## WRITTEN PROBLEM
Retype all of the listing exactly, passing over any picture you find.

## DATA SECTION

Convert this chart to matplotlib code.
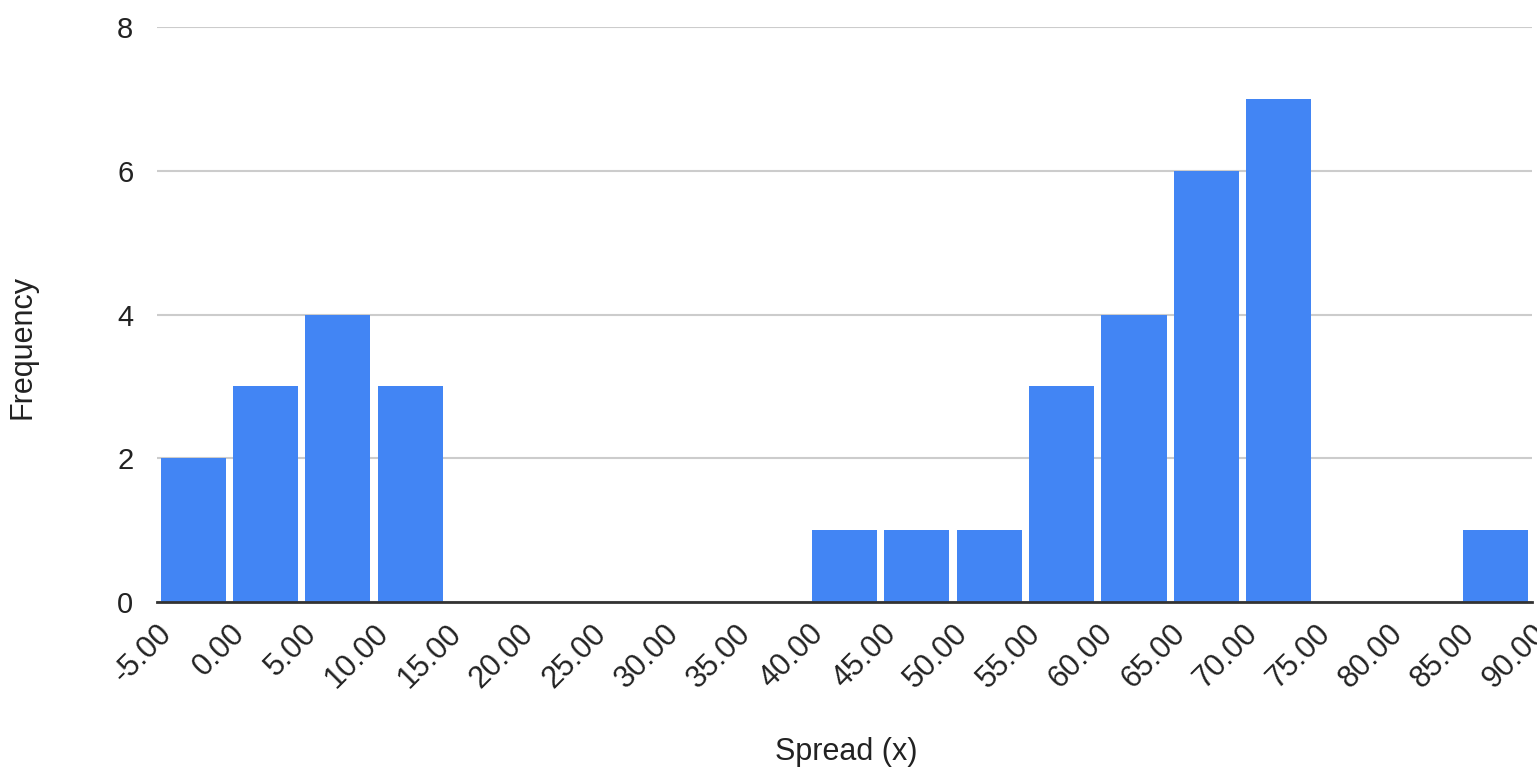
import numpy as np
import matplotlib.pyplot as plt

# границы интервалов и частоты
bin_edges = [-5, 0, 5, 10, 15, 20, 25, 30, 35, 40, 45, 50, 55, 60, 65, 70, 75, 80, 85, 90]
counts = [2, 3, 4, 3, 0, 0, 0, 0, 0, 1, 1, 1, 3, 4, 6, 7, 0, 0, 1]
tick_labels = ['%.2f' % v for v in bin_edges]
y_ticks = [0, 2, 4, 6, 8]

plt.rcParams['font.family'] = ['Liberation Sans', 'DejaVu Sans']

fig = plt.figure(figsize=(15.37, 7.72), dpi=100)
ax = fig.add_axes([157 / 1537, 1 - 602 / 772, 1375 / 1537, 575 / 772])

edges = np.array(bin_edges, dtype=float)
width = edges[1] - edges[0]
centers = edges[:-1] + width / 2
ax.bar(centers, counts, width=width * 0.9, color='#4285F4', zorder=3)

ax.set_xlim(edges[0], edges[-1])
ax.set_ylim(0, 8)
ax.set_yticks(y_ticks)
ax.set_yticklabels([str(v) for v in y_ticks], fontsize=21, color='#222222')
ax.set_xticks(edges)
ax.set_xticklabels(tick_labels, rotation=45, ha='right', va='top',
                   rotation_mode='anchor', fontsize=22, color='#222222')
ax.tick_params(axis='both', length=0)
ax.tick_params(axis='y', pad=17)
ax.tick_params(axis='x', pad=12)

ax.grid(axis='y', color='#cccccc', linewidth=1.5, zorder=0)
for s in ['top', 'right', 'left']:
    ax.spines[s].set_visible(False)
ax.spines['bottom'].set_color('#333333')
ax.spines['bottom'].set_linewidth(2)
ax.spines['bottom'].set_zorder(4)

fig.text(846 / 1537, 1 - 752 / 772, 'Spread (x)', ha='center', va='center',
         fontsize=22, color='#222222')
fig.text(22 / 1537, 1 - 347 / 772, 'Frequency', ha='center', va='center',
         rotation=90, fontsize=22, color='#222222')

fig.savefig('out.png', dpi=100)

## SOLUTION TO THE PROBLEM
Convert this chart to matplotlib code.
import numpy as np
import matplotlib.pyplot as plt

# границы интервалов и частоты
bin_edges = [-5, 0, 5, 10, 15, 20, 25, 30, 35, 40, 45, 50, 55, 60, 65, 70, 75, 80, 85, 90]
counts = [2, 3, 4, 3, 0, 0, 0, 0, 0, 1, 1, 1, 3, 4, 6, 7, 0, 0, 1]
tick_labels = ['%.2f' % v for v in bin_edges]
y_ticks = [0, 2, 4, 6, 8]

plt.rcParams['font.family'] = ['Liberation Sans', 'DejaVu Sans']

fig = plt.figure(figsize=(15.37, 7.72), dpi=100)
ax = fig.add_axes([157 / 1537, 1 - 602 / 772, 1375 / 1537, 575 / 772])

edges = np.array(bin_edges, dtype=float)
width = edges[1] - edges[0]
centers = edges[:-1] + width / 2
ax.bar(centers, counts, width=width * 0.9, color='#4285F4', zorder=3)

ax.set_xlim(edges[0], edges[-1])
ax.set_ylim(0, 8)
ax.set_yticks(y_ticks)
ax.set_yticklabels([str(v) for v in y_ticks], fontsize=21, color='#222222')
ax.set_xticks(edges)
ax.set_xticklabels(tick_labels, rotation=45, ha='right', va='top',
                   rotation_mode='anchor', fontsize=22, color='#222222')
ax.tick_params(axis='both', length=0)
ax.tick_params(axis='y', pad=17)
ax.tick_params(axis='x', pad=12)

ax.grid(axis='y', color='#cccccc', linewidth=1.5, zorder=0)
for s in ['top', 'right', 'left']:
    ax.spines[s].set_visible(False)
ax.spines['bottom'].set_color('#333333')
ax.spines['bottom'].set_linewidth(2)
ax.spines['bottom'].set_zorder(4)

fig.text(846 / 1537, 1 - 752 / 772, 'Spread (x)', ha='center', va='center',
         fontsize=22, color='#222222')
fig.text(22 / 1537, 1 - 347 / 772, 'Frequency', ha='center', va='center',
         rotation=90, fontsize=22, color='#222222')

fig.savefig('out.png', dpi=100)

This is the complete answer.